Research topics

Our group has several on going research topics which combine different photochemical aspects both experimental and theoretical.

If you are interested in participating in any of these topics, or you would like to have information regarding vacancies in our research group and available grants, please contact me.

Design and Photochemical Characterization of Biomimetic Molecular Motors

During my postdoctoral stay in the laboratories of Professor Massimo Olivucci(Siena, Italy) I contributed to synthesize and characterize a series of biomimetic molecular motors based on the retinal chromophore. In that combined work (experimental and computational) we demonstrated that certain retinal analogues satisfy many of the criteria required for an ideal, efficient molecular motor.

At the moment, this research tries to produce a new generation of molecular motors based on the previous results. The approach is still a combination of computational and experimental techniques that allow a rational design of molecules. The work, in collaboration with Professor Olivucci, seek to obtain molecules with better properties and useful in technological applications.

Computational Exploration of Photochemical Reactions

We use state-of-the-art quantum chemical methods to investigate photochemical reactions of synthetic interest.
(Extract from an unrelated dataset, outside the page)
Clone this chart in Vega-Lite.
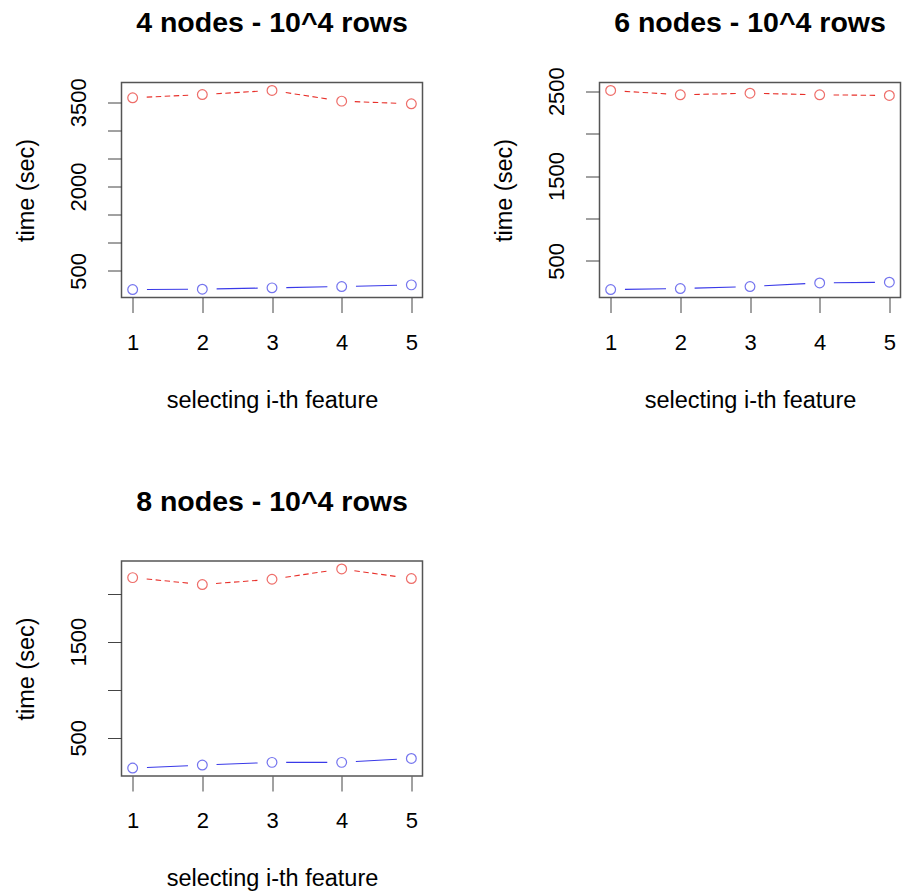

In particular, the reactivity of diverse organic chromophores is investigated within the CASSCF/CASPT2 strategy. Remarkable results have already been obtained in the N-cyclopropylimine-1-pyrroline photorearrangement.

We will extend this kind of study to other important organic chromophores, both in singlet and triplet states.
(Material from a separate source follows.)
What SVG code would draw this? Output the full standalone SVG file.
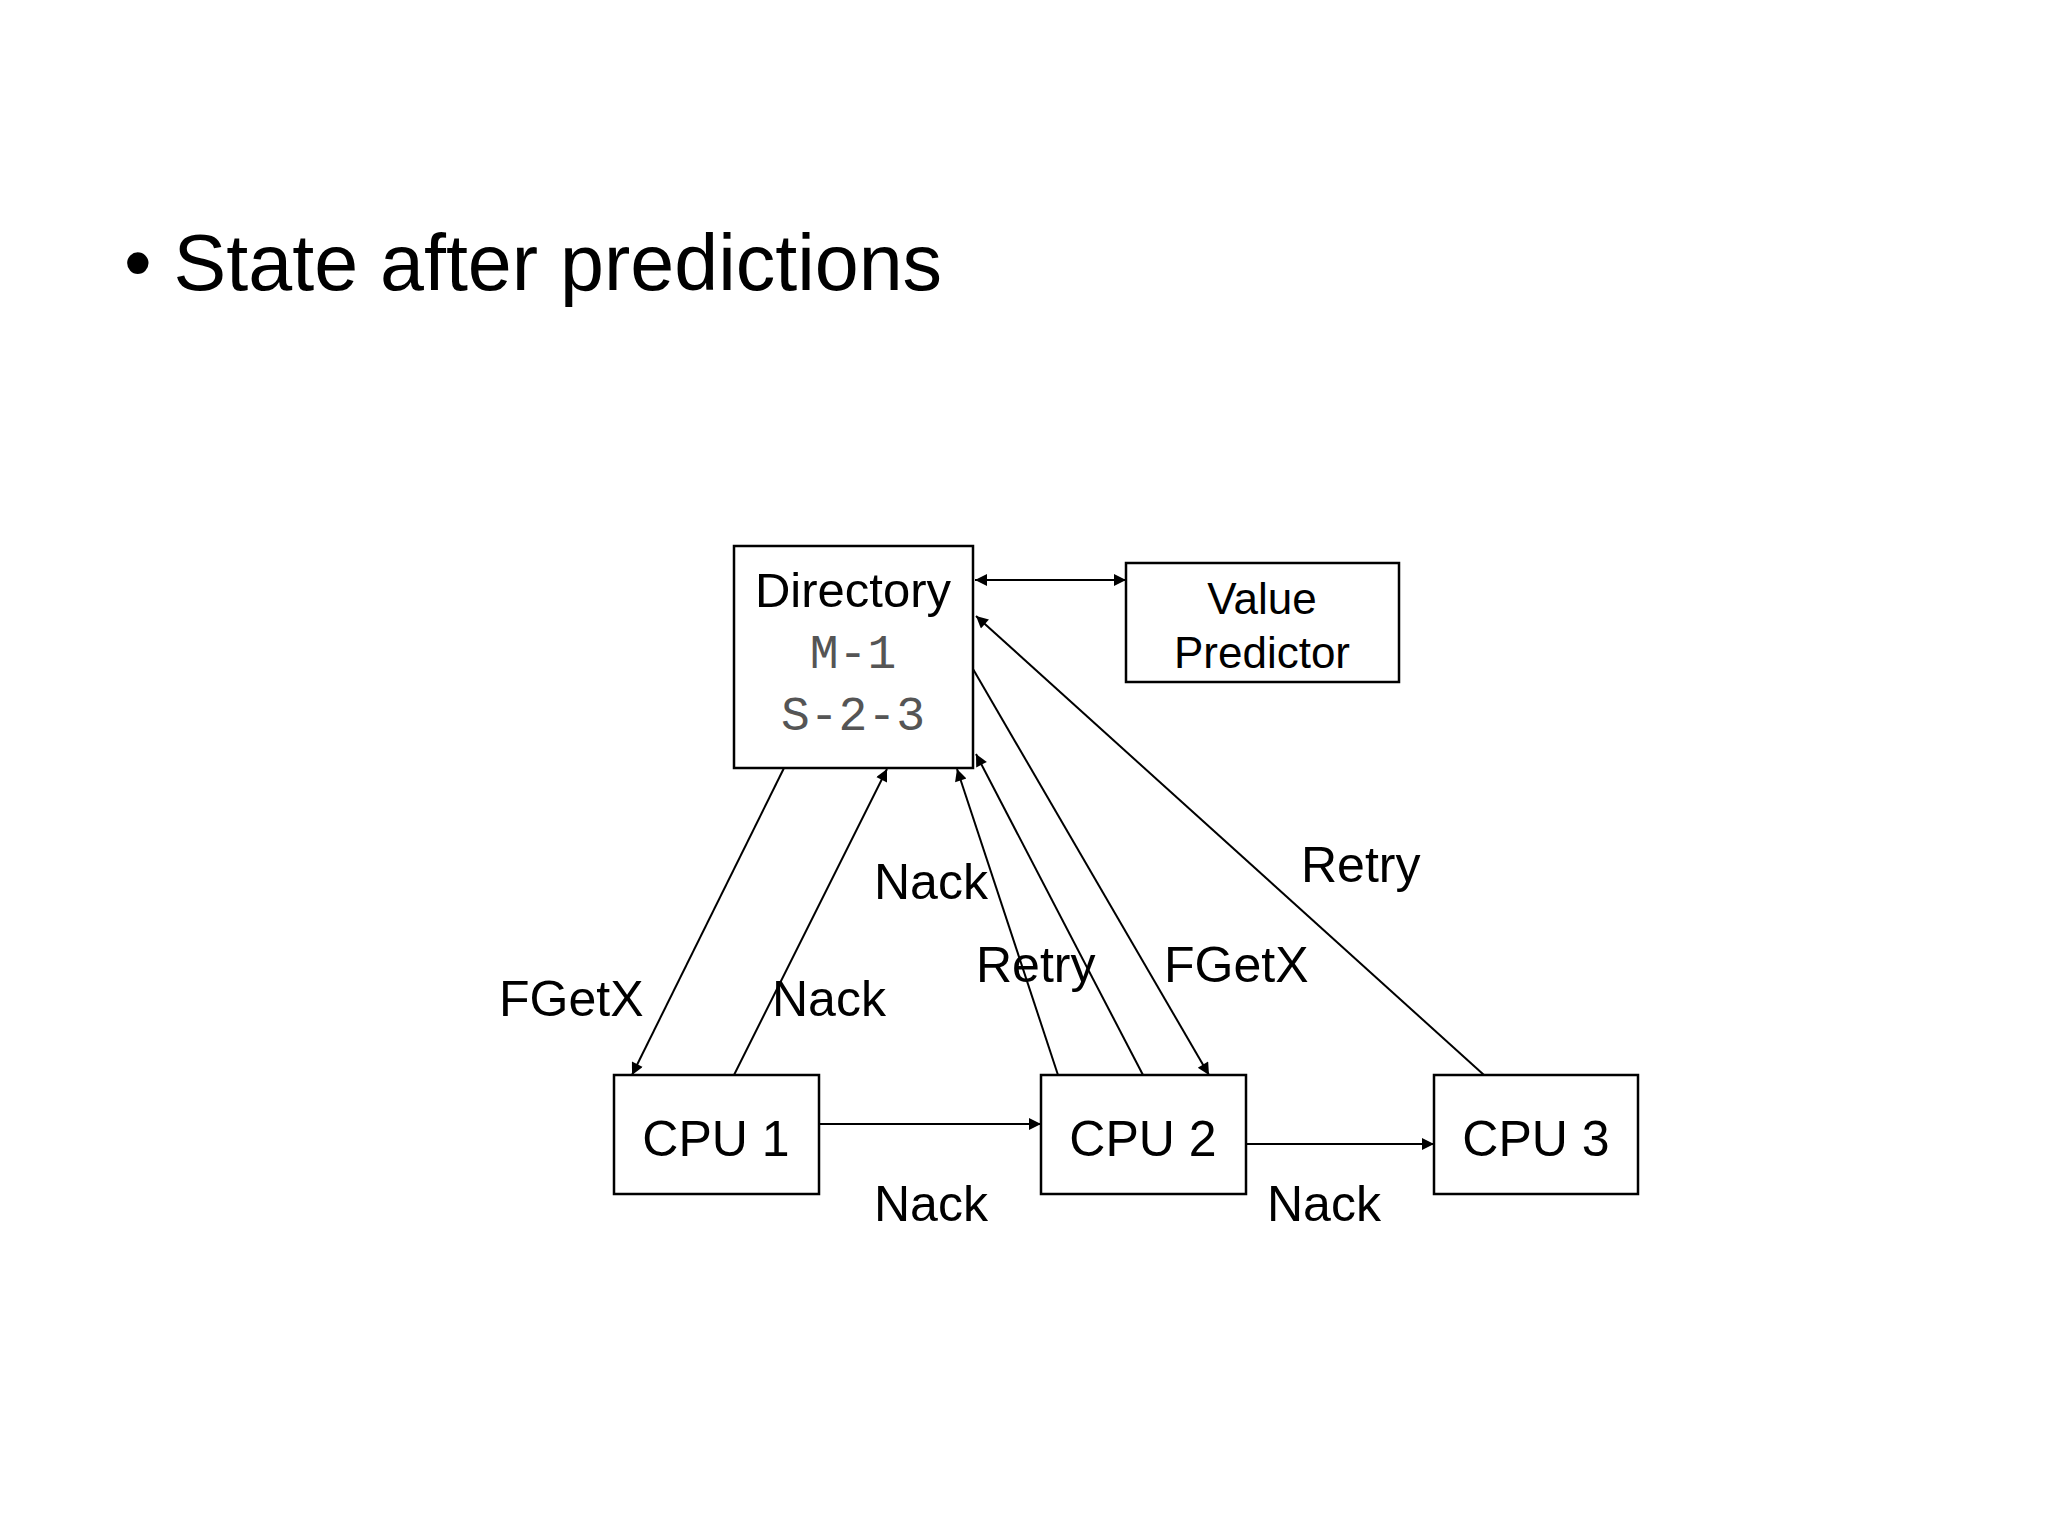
<svg xmlns="http://www.w3.org/2000/svg" width="2048" height="1536" viewBox="0 0 2048 1536">
<style>
.box{fill:#fff;stroke:#000;stroke-width:2.5}
.t{font-family:"Liberation Sans",Arial,sans-serif;fill:#000}
.m{font-family:"Liberation Mono","Courier New",monospace;fill:#555;font-size:48px;text-anchor:middle}
.c line{stroke:#000;stroke-width:2}
.lbl{font-family:"Liberation Sans",Arial,sans-serif;font-size:50px;fill:#000}
</style>
<defs>
<marker id="a" viewBox="0 0 10 10" refX="10" refY="5" markerWidth="16" markerHeight="12" markerUnits="userSpaceOnUse" orient="auto-start-reverse"><path d="M0,0L10,5L0,10z" fill="#000"/></marker>
</defs>
<rect width="2048" height="1536" fill="#fff"/>
<text class="t" x="124" y="290" font-size="79">• State after predictions</text>
<g id="directory"><rect class="box" x="734" y="546" width="239" height="222"/>
<text class="t" x="853" y="607" font-size="49" text-anchor="middle">Directory</text>
<text class="m" x="853" y="668">M-1</text><text class="m" x="853" y="730">S-2-3</text></g>
<g id="vp"><rect class="box" x="1126" y="563" width="273" height="119"/>
<text class="t" x="1262" y="614" font-size="44" text-anchor="middle">Value</text>
<text class="t" x="1262" y="668" font-size="44" text-anchor="middle">Predictor</text></g>
<g id="cpu1"><rect class="box" x="614" y="1075" width="205" height="119"/><text class="t" x="716" y="1156" font-size="50" text-anchor="middle">CPU 1</text></g>
<g id="cpu2"><rect class="box" x="1041" y="1075" width="205" height="119"/><text class="t" x="1143" y="1156" font-size="50" text-anchor="middle">CPU 2</text></g>
<g id="cpu3"><rect class="box" x="1434" y="1075" width="204" height="119"/><text class="t" x="1536" y="1156" font-size="50" text-anchor="middle">CPU 3</text></g>
<g class="c" id="connectors">
<line x1="975" y1="580" x2="1126" y2="580" marker-start="url(#a)" marker-end="url(#a)"/>
<line x1="784" y1="768" x2="632" y2="1075" marker-end="url(#a)"/>
<line x1="734" y1="1075" x2="887" y2="769" marker-end="url(#a)"/>
<line x1="1058" y1="1075" x2="957" y2="769" marker-end="url(#a)"/>
<line x1="1143" y1="1075" x2="976" y2="754" marker-end="url(#a)"/>
<line x1="973" y1="669" x2="1209" y2="1075" marker-end="url(#a)"/>
<line x1="1484" y1="1075" x2="976" y2="616" marker-end="url(#a)"/>
<line x1="819" y1="1124" x2="1041" y2="1124" marker-end="url(#a)"/>
<line x1="1246" y1="1144" x2="1434" y2="1144" marker-end="url(#a)"/>
</g>
<g id="labels">
<text class="lbl" x="874" y="899">Nack</text>
<text class="lbl" x="1301" y="882">Retry</text>
<text class="lbl" x="499" y="1016">FGetX</text>
<text class="lbl" x="772" y="1016">Nack</text>
<text class="lbl" x="976" y="982">Retry</text>
<text class="lbl" x="1164" y="982">FGetX</text>
<text class="lbl" x="874" y="1221">Nack</text>
<text class="lbl" x="1267" y="1221">Nack</text>
</g>
</svg>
Fischer Carbene Complexes Photochemistry

My Doctoral Thesis is entitled "Photochemical Reactivity of Fischer Imine-Carbene Complexes. Synthetic Scope, Mechanistic Aspects and Theoretical Calculations." (supervisors Professors Pedro J. Campos and Miguel A. Rodriguez). The project implied the synthesis of Group VI organometallic species and its reactivity toward unsaturated compounds to produce 3 and 5-membered heterocycles. This methodology allows a simple and effective synthesis of a great number of compounds with the pyrroline substructure and a different substitution pattern.
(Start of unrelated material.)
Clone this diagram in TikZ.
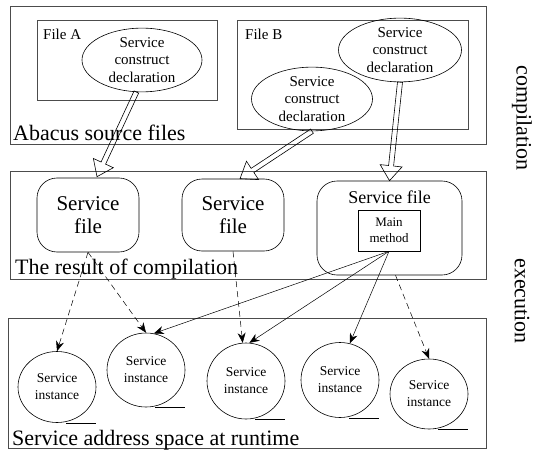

Subsequently, we extended this reactivity by including different substituents in both complexes and unsaturated species resulting in a general doorway to pyrroles, 2H-pyrroles, oxazolines, azadienes, crossed-conjugated trienes, isoquinolines, indenes, pyrrolones, triazolines and cyclopropanes.

The current research includes a further extension of this reactivity to other organometallic compounds (carbene complexes stabilized by several heteroatoms, Rhodium carbene complexes...), the use of different unsaturated species to generate diverse reaction products, and the introduction of chirality in the synthesis.

Computational Study of Organometallic Reactivity

Parallel to the experimental study of the previous section, we carried out a theoretical study of these reactions with the program package Gaussian. The obtained results agree with the experimental data. The computational research has allowed, in turn, to design modifications to improve the reactivity of these systems.

At the moment this work aims at explaining some anomalous product distribution experimentally found. Besides, we are seeking modifications to turn this methodology into a synthetically useful way to different types of products.

The N-cyclopropylimine-1-pyrroline Rearrangement and Related Reactions.

The mechanistic study of Fischer imine-carbene complexes photoreactions allowed for the discovery of a new photochemical reaction: the N-cyclopropylimines to pyrrolines photorearrangement. This reaction and its thermal version, which we have also studied, are included within the vinylcyclopropane-cyclopentene (VCP-CP) family of rearrangements. A careful experimental analysis completed by a broad computational study allowed obtaining comprehensive mechanistic data.

At the moment this work seeks to extend the synthetic utility of the method by using metal catalysts to smooth the conditions of the thermal version and to expand the photochemical reactivity to other type of compounds.